According to her campaign team, Stein was arrested on Saturday at a demonstration on the campus of that university where at least 80 people were detained.
The wave of protests is spreading to more colleges across the U.S., while other reports also indicate that Arizona State University Police arrested 72 people on Friday, including 15 students, for “trespassing after they set up an unauthorized encampment,” the institution said in a press release.
Similarly, Emory University in Atlanta reported the arrest of 28 citizens, including economics professor Caroline Fohlin, who was knocked to the ground by an officer, according to Democracy Now news service.
On the other hand, close to a hundred arrests were made in a similar action at Northeastern University; and Cal Poly Humboldt in Northern California reported that it will close for the rest of the semester and begin to receive virtual classes, while protesters remain inside two campus buildings.
Meanwhile, students at Columbia University in New York City, the epicenter of the student encampment movement that began on April 17, filed a civil rights complaint on Thursday.

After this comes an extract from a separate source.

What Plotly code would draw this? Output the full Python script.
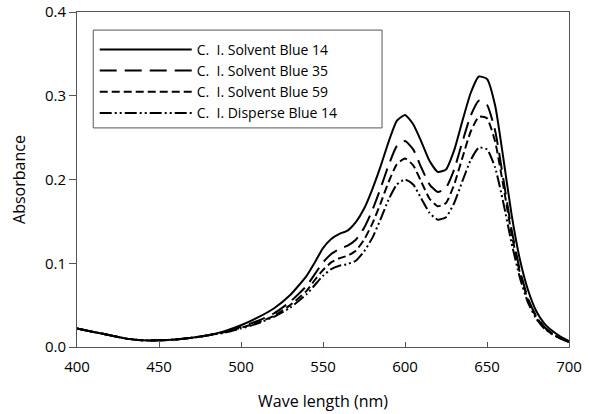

The lawsuit came after more than a hundred arrests by the New York police and threats to deploy the National Guard at the university.
Despite the police crackdown, the students say they will continue their protests, according to the news outlet, which quoted UCLA student Vincent Doehr.
“I don’t see concerns over our personal safety are the most important thing for us right now. I think what we are most concerned about right now is the violence that Palestinians have been suffering daily at the hands of the State of Israel for these past six months, in fact for almost 80 years,” he stressed.
Health sources in the Gaza Strip claim that more than 118,000 Palestinians have been killed, injured or are missing there since October 7.